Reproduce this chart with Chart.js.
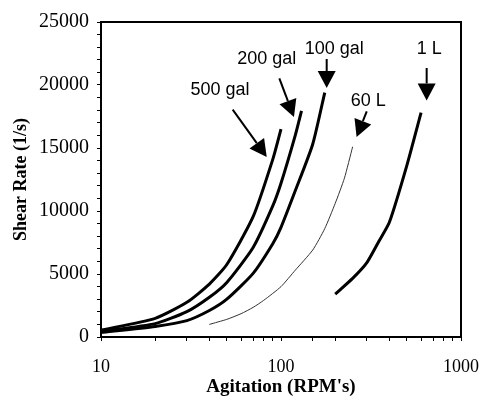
<!DOCTYPE html>
<html><head><meta charset="utf-8">
<script src="https://cdn.jsdelivr.net/npm/chart.js@4/dist/chart.umd.min.js"></script>
<style>html,body{margin:0;padding:0;background:#fff;}#wrap{width:482px;height:407px;}</style>
</head><body><div id="wrap"><canvas id="c" width="482" height="407"></canvas></div>
<script>
// ---- data ----
const rpm500 = [10, 20, 30, 40, 50, 70, 90, 100];
const shear500 = [550, 1480, 2750, 4200, 5750, 9550, 14100, 16500];
const rpm200 = [10, 20, 30, 40, 50, 70, 90, 100, 120, 130];
const shear200 = [450, 1060, 2010, 3150, 4330, 7100, 10400, 12200, 16000, 17950];
const rpm100 = [10, 20, 30, 40, 50, 70, 90, 100, 120, 150, 175];
const shear100 = [350, 840, 1300, 2100, 3000, 5050, 7400, 8700, 11600, 15300, 19400];
const rpm60L = [40, 50, 60, 70, 80, 100, 120, 150, 175, 200, 225, 250];
const shear60L = [1000, 1400, 1850, 2350, 2900, 4000, 5300, 6900, 8600, 10600, 12600, 15100];
const rpm1L = [200, 250, 300, 350, 400, 500, 600];
const shear1L = [3400, 4650, 5900, 7600, 9100, 13600, 17800];

const xTickLabels = [10, 100, 1000];
const yTickLabels = [0, 5000, 10000, 15000, 20000, 25000];

// annotation labels and arrows (data coordinates)
const noteText = ['500 gal', '200 gal', '100 gal', '60 L', '1 L'];
const noteX = [45.8, 83.3, 197.7, 305.5, 666.7];
const noteY = [19570, 22063, 22857, 18698, 22857];
const arrowFromX = [53.9, 97.9, 179.4, 299.5, 644.5];
const arrowFromY = [18040, 20524, 22063, 17905, 21349];
const arrowToX = [83.3, 118, 179.4, 263, 644.5];
const arrowToY = [14286, 17460, 19762, 15873, 18778];

function pts(xs, ys) { return xs.map((x, i) => ({x: x, y: ys[i]})); }

const framePlugin = {
  id: 'frame',
  afterDraw(chart) {
    const ctx = chart.ctx, a = chart.chartArea;
    ctx.save();
    ctx.strokeStyle = '#000';
    ctx.lineWidth = 2;
    ctx.strokeRect(a.left, a.top, a.right - a.left, a.bottom - a.top);
    ctx.restore();
  }
};

const notePlugin = {
  id: 'notes',
  afterDatasetsDraw(chart) {
    const ctx = chart.ctx, xs = chart.scales.x, ys = chart.scales.y;
    ctx.save();
    ctx.fillStyle = '#000';
    ctx.strokeStyle = '#000';
    ctx.font = '18px "Liberation Sans", Arial, sans-serif';
    ctx.textAlign = 'center';
    ctx.textBaseline = 'middle';
    for (let i = 0; i < noteText.length; i++) {
      ctx.fillText(noteText[i], xs.getPixelForValue(noteX[i]), ys.getPixelForValue(noteY[i]));
      const x0 = xs.getPixelForValue(arrowFromX[i]), y0 = ys.getPixelForValue(arrowFromY[i]);
      const x1 = xs.getPixelForValue(arrowToX[i]), y1 = ys.getPixelForValue(arrowToY[i]);
      const ang = Math.atan2(y1 - y0, x1 - x0);
      const headLen = 17, headHalf = 9;
      const bx = x1 - headLen * Math.cos(ang), by = y1 - headLen * Math.sin(ang);
      ctx.lineWidth = 2;
      ctx.beginPath(); ctx.moveTo(x0, y0); ctx.lineTo(bx, by); ctx.stroke();
      ctx.beginPath();
      ctx.moveTo(x1, y1);
      ctx.lineTo(bx + headHalf * Math.sin(ang), by - headHalf * Math.cos(ang));
      ctx.lineTo(bx - headHalf * Math.sin(ang), by + headHalf * Math.cos(ang));
      ctx.closePath(); ctx.fill();
    }
    ctx.restore();
  }
};

const thick = {borderColor: '#000', borderWidth: 3, pointRadius: 0, tension: 0.2, fill: false};
new Chart(document.getElementById('c'), {
  type: 'line',
  data: {
    datasets: [
      Object.assign({label: '500 gal', data: pts(rpm500, shear500)}, thick),
      Object.assign({label: '200 gal', data: pts(rpm200, shear200)}, thick),
      Object.assign({label: '100 gal', data: pts(rpm100, shear100)}, thick),
      {label: '60 L', data: pts(rpm60L, shear60L), borderColor: '#333', borderWidth: 1, pointRadius: 0, tension: 0.2, fill: false},
      Object.assign({label: '1 L', data: pts(rpm1L, shear1L)}, thick)
    ]
  },
  options: {
    responsive: false,
    animation: false,
    layout: {padding: {top: 22, right: 21, left: 0, bottom: 0}},
    plugins: {legend: {display: false}, tooltip: {enabled: false}},
    scales: {
      x: {
        type: 'logarithmic', min: 10, max: 1000,
        afterFit(s) { s.height = 70; s.paddingLeft = 0; s.paddingRight = 0; },
        grid: {drawOnChartArea: false, tickLength: 4, color: '#000', tickColor: '#000'},
        border: {display: false},
        ticks: {
          autoSkip: false, maxRotation: 0, color: '#000', padding: 15,
          font: {family: '"Liberation Serif", "Times New Roman", serif', size: 18},
          callback: (v) => xTickLabels.includes(v) ? String(v) : ''
        },
        title: {display: true, text: "Agitation (RPM's)", color: '#000', padding: {top: 0, bottom: 9},
          font: {family: '"Liberation Serif", "Times New Roman", serif', size: 19, weight: 'bold'}}
      },
      y: {
        min: 0, max: 25000,
        afterFit(s) { s.width = 101; s.paddingTop = 0; s.paddingBottom = 0; },
        grid: {drawOnChartArea: false, tickLength: 4, color: '#000', tickColor: '#000'},
        border: {display: false},
        ticks: {
          stepSize: 1000, autoSkip: false, color: '#000', padding: 8,
          font: {family: '"Liberation Serif", "Times New Roman", serif', size: 20},
          callback: (v) => yTickLabels.includes(v) ? String(v) : ''
        },
        title: {display: true, text: 'Shear Rate (1/s)', color: '#000', padding: {top: 11, bottom: 0},
          font: {family: '"Liberation Serif", "Times New Roman", serif', size: 18, weight: 'bold'}}
      }
    }
  },
  plugins: [notePlugin, framePlugin]
});
</script></body></html>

◇ ◇ ◇ ◇ ◇ ◇ ◇

• [Written problem]:
Only lines belong in the copy: transcribe those from the start of the data through the line that contains "const yTickLabels = [0, 5000, 10000, 15000, 20000, 25000];", and skip the pictures.

• [In response]:
Reproduce this chart with Chart.js.
<!DOCTYPE html>
<html><head><meta charset="utf-8">
<script src="https://cdn.jsdelivr.net/npm/chart.js@4/dist/chart.umd.min.js"></script>
<style>html,body{margin:0;padding:0;background:#fff;}#wrap{width:482px;height:407px;}</style>
</head><body><div id="wrap"><canvas id="c" width="482" height="407"></canvas></div>
<script>
// ---- data ----
const rpm500 = [10, 20, 30, 40, 50, 70, 90, 100];
const shear500 = [550, 1480, 2750, 4200, 5750, 9550, 14100, 16500];
const rpm200 = [10, 20, 30, 40, 50, 70, 90, 100, 120, 130];
const shear200 = [450, 1060, 2010, 3150, 4330, 7100, 10400, 12200, 16000, 17950];
const rpm100 = [10, 20, 30, 40, 50, 70, 90, 100, 120, 150, 175];
const shear100 = [350, 840, 1300, 2100, 3000, 5050, 7400, 8700, 11600, 15300, 19400];
const rpm60L = [40, 50, 60, 70, 80, 100, 120, 150, 175, 200, 225, 250];
const shear60L = [1000, 1400, 1850, 2350, 2900, 4000, 5300, 6900, 8600, 10600, 12600, 15100];
const rpm1L = [200, 250, 300, 350, 400, 500, 600];
const shear1L = [3400, 4650, 5900, 7600, 9100, 13600, 17800];

const xTickLabels = [10, 100, 1000];
const yTickLabels = [0, 5000, 10000, 15000, 20000, 25000];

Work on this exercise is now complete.